>> start Dataset extract

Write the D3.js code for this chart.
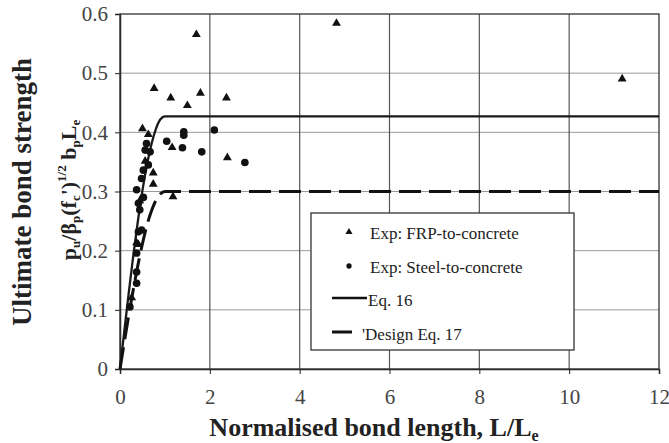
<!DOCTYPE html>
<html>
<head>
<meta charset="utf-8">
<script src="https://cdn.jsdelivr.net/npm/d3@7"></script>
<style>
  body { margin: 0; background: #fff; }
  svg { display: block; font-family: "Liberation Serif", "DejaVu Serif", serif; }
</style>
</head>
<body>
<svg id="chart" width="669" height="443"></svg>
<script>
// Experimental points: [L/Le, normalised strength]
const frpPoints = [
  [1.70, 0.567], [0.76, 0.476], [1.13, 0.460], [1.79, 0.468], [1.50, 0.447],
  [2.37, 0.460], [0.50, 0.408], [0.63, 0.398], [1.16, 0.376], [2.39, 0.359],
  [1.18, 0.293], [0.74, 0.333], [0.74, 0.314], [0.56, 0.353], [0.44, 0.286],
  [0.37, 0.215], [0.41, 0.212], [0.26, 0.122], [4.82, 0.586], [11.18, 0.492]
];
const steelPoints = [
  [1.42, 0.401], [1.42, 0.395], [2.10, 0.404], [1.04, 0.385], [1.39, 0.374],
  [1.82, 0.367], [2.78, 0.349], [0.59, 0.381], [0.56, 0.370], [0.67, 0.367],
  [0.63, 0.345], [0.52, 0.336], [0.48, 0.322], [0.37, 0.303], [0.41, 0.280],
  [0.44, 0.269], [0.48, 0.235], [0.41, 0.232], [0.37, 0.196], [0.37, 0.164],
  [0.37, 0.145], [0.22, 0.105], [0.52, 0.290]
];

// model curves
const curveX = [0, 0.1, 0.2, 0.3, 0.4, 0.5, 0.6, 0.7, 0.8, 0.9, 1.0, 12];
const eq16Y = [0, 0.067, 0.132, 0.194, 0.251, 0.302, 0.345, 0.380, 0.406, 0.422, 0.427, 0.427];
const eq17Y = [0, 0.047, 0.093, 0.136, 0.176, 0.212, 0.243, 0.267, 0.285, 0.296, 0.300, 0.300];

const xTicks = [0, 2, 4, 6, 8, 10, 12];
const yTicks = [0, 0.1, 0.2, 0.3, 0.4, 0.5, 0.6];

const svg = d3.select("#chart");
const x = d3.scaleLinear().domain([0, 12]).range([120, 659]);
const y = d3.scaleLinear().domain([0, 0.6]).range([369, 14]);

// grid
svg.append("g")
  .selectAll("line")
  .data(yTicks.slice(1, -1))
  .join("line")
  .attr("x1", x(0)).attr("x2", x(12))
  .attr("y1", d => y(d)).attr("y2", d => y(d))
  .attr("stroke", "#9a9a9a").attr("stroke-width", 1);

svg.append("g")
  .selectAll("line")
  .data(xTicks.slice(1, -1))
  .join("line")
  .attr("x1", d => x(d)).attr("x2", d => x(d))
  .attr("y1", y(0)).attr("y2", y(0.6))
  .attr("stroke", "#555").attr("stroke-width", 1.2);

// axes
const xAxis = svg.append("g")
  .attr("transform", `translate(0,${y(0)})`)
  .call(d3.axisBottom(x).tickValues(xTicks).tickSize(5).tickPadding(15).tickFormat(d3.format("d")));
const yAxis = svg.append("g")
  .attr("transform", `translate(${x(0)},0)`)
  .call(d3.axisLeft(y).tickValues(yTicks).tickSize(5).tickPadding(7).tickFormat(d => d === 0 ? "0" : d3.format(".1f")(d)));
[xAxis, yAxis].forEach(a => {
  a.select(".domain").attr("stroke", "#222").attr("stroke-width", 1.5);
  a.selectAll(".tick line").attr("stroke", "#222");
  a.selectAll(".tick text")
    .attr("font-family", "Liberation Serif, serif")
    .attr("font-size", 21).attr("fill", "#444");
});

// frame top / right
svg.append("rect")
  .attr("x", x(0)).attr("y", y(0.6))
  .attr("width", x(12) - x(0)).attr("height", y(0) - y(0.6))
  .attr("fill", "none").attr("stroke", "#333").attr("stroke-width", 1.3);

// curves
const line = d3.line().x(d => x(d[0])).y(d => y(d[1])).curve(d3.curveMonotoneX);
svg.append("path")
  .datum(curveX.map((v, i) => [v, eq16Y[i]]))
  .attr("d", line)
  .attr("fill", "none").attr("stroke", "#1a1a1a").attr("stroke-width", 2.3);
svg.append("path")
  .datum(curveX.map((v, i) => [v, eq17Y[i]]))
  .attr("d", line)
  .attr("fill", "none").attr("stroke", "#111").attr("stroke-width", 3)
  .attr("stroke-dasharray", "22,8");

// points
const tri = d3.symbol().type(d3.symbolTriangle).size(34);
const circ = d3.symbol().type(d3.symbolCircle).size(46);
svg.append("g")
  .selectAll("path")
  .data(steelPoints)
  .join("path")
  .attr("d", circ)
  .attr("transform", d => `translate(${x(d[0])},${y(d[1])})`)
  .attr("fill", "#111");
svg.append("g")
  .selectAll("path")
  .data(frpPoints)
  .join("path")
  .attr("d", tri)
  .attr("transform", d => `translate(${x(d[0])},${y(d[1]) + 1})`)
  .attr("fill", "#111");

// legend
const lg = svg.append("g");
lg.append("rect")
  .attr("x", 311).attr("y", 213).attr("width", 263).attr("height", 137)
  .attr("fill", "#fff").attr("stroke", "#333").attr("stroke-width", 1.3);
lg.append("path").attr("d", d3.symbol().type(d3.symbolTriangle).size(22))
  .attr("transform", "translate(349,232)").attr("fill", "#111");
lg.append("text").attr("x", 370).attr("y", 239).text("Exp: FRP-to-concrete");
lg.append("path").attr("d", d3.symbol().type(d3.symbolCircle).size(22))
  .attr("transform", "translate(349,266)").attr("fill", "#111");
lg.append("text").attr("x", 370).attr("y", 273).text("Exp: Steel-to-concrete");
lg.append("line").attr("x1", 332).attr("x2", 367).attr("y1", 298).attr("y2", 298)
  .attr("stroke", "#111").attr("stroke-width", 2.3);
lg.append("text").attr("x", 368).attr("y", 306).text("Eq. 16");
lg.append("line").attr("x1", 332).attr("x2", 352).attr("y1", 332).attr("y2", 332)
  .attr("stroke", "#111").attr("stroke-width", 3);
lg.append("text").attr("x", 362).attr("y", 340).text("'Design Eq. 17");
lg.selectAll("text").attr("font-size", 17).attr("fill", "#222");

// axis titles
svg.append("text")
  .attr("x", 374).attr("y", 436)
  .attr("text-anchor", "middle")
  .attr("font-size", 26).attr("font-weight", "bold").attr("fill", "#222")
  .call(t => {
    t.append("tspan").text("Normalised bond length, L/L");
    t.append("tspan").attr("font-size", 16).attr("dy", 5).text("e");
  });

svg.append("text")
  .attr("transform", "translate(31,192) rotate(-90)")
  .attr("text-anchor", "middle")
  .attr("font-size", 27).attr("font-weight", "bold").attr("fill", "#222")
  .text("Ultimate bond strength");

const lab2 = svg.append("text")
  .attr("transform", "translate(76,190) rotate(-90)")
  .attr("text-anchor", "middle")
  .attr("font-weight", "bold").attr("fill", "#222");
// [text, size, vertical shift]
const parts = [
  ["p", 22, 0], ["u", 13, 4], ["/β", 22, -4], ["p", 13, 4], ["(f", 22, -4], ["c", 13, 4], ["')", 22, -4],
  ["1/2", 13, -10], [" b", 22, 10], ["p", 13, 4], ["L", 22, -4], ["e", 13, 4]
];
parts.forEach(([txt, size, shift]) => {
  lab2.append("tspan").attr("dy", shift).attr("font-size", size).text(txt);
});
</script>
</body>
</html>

>> end Dataset extract

[Goal of the exercise]:
Output each line exactly; omit every picture.

[In response]:
Write the D3.js code for this chart.
<!DOCTYPE html>
<html>
<head>
<meta charset="utf-8">
<script src="https://cdn.jsdelivr.net/npm/d3@7"></script>
<style>
  body { margin: 0; background: #fff; }
  svg { display: block; font-family: "Liberation Serif", "DejaVu Serif", serif; }
</style>
</head>
<body>
<svg id="chart" width="669" height="443"></svg>
<script>
// Experimental points: [L/Le, normalised strength]
const frpPoints = [
  [1.70, 0.567], [0.76, 0.476], [1.13, 0.460], [1.79, 0.468], [1.50, 0.447],
  [2.37, 0.460], [0.50, 0.408], [0.63, 0.398], [1.16, 0.376], [2.39, 0.359],
  [1.18, 0.293], [0.74, 0.333], [0.74, 0.314], [0.56, 0.353], [0.44, 0.286],
  [0.37, 0.215], [0.41, 0.212], [0.26, 0.122], [4.82, 0.586], [11.18, 0.492]
];
const steelPoints = [
  [1.42, 0.401], [1.42, 0.395], [2.10, 0.404], [1.04, 0.385], [1.39, 0.374],
  [1.82, 0.367], [2.78, 0.349], [0.59, 0.381], [0.56, 0.370], [0.67, 0.367],
  [0.63, 0.345], [0.52, 0.336], [0.48, 0.322], [0.37, 0.303], [0.41, 0.280],
  [0.44, 0.269], [0.48, 0.235], [0.41, 0.232], [0.37, 0.196], [0.37, 0.164],
  [0.37, 0.145], [0.22, 0.105], [0.52, 0.290]
];

// model curves
const curveX = [0, 0.1, 0.2, 0.3, 0.4, 0.5, 0.6, 0.7, 0.8, 0.9, 1.0, 12];
const eq16Y = [0, 0.067, 0.132, 0.194, 0.251, 0.302, 0.345, 0.380, 0.406, 0.422, 0.427, 0.427];
const eq17Y = [0, 0.047, 0.093, 0.136, 0.176, 0.212, 0.243, 0.267, 0.285, 0.296, 0.300, 0.300];

const xTicks = [0, 2, 4, 6, 8, 10, 12];
const yTicks = [0, 0.1, 0.2, 0.3, 0.4, 0.5, 0.6];

const svg = d3.select("#chart");
const x = d3.scaleLinear().domain([0, 12]).range([120, 659]);
const y = d3.scaleLinear().domain([0, 0.6]).range([369, 14]);

// grid
svg.append("g")
  .selectAll("line")
  .data(yTicks.slice(1, -1))
  .join("line")
  .attr("x1", x(0)).attr("x2", x(12))
  .attr("y1", d => y(d)).attr("y2", d => y(d))
  .attr("stroke", "#9a9a9a").attr("stroke-width", 1);

svg.append("g")
  .selectAll("line")
  .data(xTicks.slice(1, -1))
  .join("line")
  .attr("x1", d => x(d)).attr("x2", d => x(d))
  .attr("y1", y(0)).attr("y2", y(0.6))
  .attr("stroke", "#555").attr("stroke-width", 1.2);

// axes
const xAxis = svg.append("g")
  .attr("transform", `translate(0,${y(0)})`)
  .call(d3.axisBottom(x).tickValues(xTicks).tickSize(5).tickPadding(15).tickFormat(d3.format("d")));
const yAxis = svg.append("g")
  .attr("transform", `translate(${x(0)},0)`)
  .call(d3.axisLeft(y).tickValues(yTicks).tickSize(5).tickPadding(7).tickFormat(d => d === 0 ? "0" : d3.format(".1f")(d)));
[xAxis, yAxis].forEach(a => {
  a.select(".domain").attr("stroke", "#222").attr("stroke-width", 1.5);
  a.selectAll(".tick line").attr("stroke", "#222");
  a.selectAll(".tick text")
    .attr("font-family", "Liberation Serif, serif")
    .attr("font-size", 21).attr("fill", "#444");
});

// frame top / right
svg.append("rect")
  .attr("x", x(0)).attr("y", y(0.6))
  .attr("width", x(12) - x(0)).attr("height", y(0) - y(0.6))
  .attr("fill", "none").attr("stroke", "#333").attr("stroke-width", 1.3);

// curves
const line = d3.line().x(d => x(d[0])).y(d => y(d[1])).curve(d3.curveMonotoneX);
svg.append("path")
  .datum(curveX.map((v, i) => [v, eq16Y[i]]))
  .attr("d", line)
  .attr("fill", "none").attr("stroke", "#1a1a1a").attr("stroke-width", 2.3);
svg.append("path")
  .datum(curveX.map((v, i) => [v, eq17Y[i]]))
  .attr("d", line)
  .attr("fill", "none").attr("stroke", "#111").attr("stroke-width", 3)
  .attr("stroke-dasharray", "22,8");

// points
const tri = d3.symbol().type(d3.symbolTriangle).size(34);
const circ = d3.symbol().type(d3.symbolCircle).size(46);
svg.append("g")
  .selectAll("path")
  .data(steelPoints)
  .join("path")
  .attr("d", circ)
  .attr("transform", d => `translate(${x(d[0])},${y(d[1])})`)
  .attr("fill", "#111");
svg.append("g")
  .selectAll("path")
  .data(frpPoints)
  .join("path")
  .attr("d", tri)
  .attr("transform", d => `translate(${x(d[0])},${y(d[1]) + 1})`)
  .attr("fill", "#111");

// legend
const lg = svg.append("g");
lg.append("rect")
  .attr("x", 311).attr("y", 213).attr("width", 263).attr("height", 137)
  .attr("fill", "#fff").attr("stroke", "#333").attr("stroke-width", 1.3);
lg.append("path").attr("d", d3.symbol().type(d3.symbolTriangle).size(22))
  .attr("transform", "translate(349,232)").attr("fill", "#111");
lg.append("text").attr("x", 370).attr("y", 239).text("Exp: FRP-to-concrete");
lg.append("path").attr("d", d3.symbol().type(d3.symbolCircle).size(22))
  .attr("transform", "translate(349,266)").attr("fill", "#111");
lg.append("text").attr("x", 370).attr("y", 273).text("Exp: Steel-to-concrete");
lg.append("line").attr("x1", 332).attr("x2", 367).attr("y1", 298).attr("y2", 298)
  .attr("stroke", "#111").attr("stroke-width", 2.3);
lg.append("text").attr("x", 368).attr("y", 306).text("Eq. 16");
lg.append("line").attr("x1", 332).attr("x2", 352).attr("y1", 332).attr("y2", 332)
  .attr("stroke", "#111").attr("stroke-width", 3);
lg.append("text").attr("x", 362).attr("y", 340).text("'Design Eq. 17");
lg.selectAll("text").attr("font-size", 17).attr("fill", "#222");

// axis titles
svg.append("text")
  .attr("x", 374).attr("y", 436)
  .attr("text-anchor", "middle")
  .attr("font-size", 26).attr("font-weight", "bold").attr("fill", "#222")
  .call(t => {
    t.append("tspan").text("Normalised bond length, L/L");
    t.append("tspan").attr("font-size", 16).attr("dy", 5).text("e");
  });

svg.append("text")
  .attr("transform", "translate(31,192) rotate(-90)")
  .attr("text-anchor", "middle")
  .attr("font-size", 27).attr("font-weight", "bold").attr("fill", "#222")
  .text("Ultimate bond strength");

const lab2 = svg.append("text")
  .attr("transform", "translate(76,190) rotate(-90)")
  .attr("text-anchor", "middle")
  .attr("font-weight", "bold").attr("fill", "#222");
// [text, size, vertical shift]
const parts = [
  ["p", 22, 0], ["u", 13, 4], ["/β", 22, -4], ["p", 13, 4], ["(f", 22, -4], ["c", 13, 4], ["')", 22, -4],
  ["1/2", 13, -10], [" b", 22, 10], ["p", 13, 4], ["L", 22, -4], ["e", 13, 4]
];
parts.forEach(([txt, size, shift]) => {
  lab2.append("tspan").attr("dy", shift).attr("font-size", size).text(txt);
});
</script>
</body>
</html>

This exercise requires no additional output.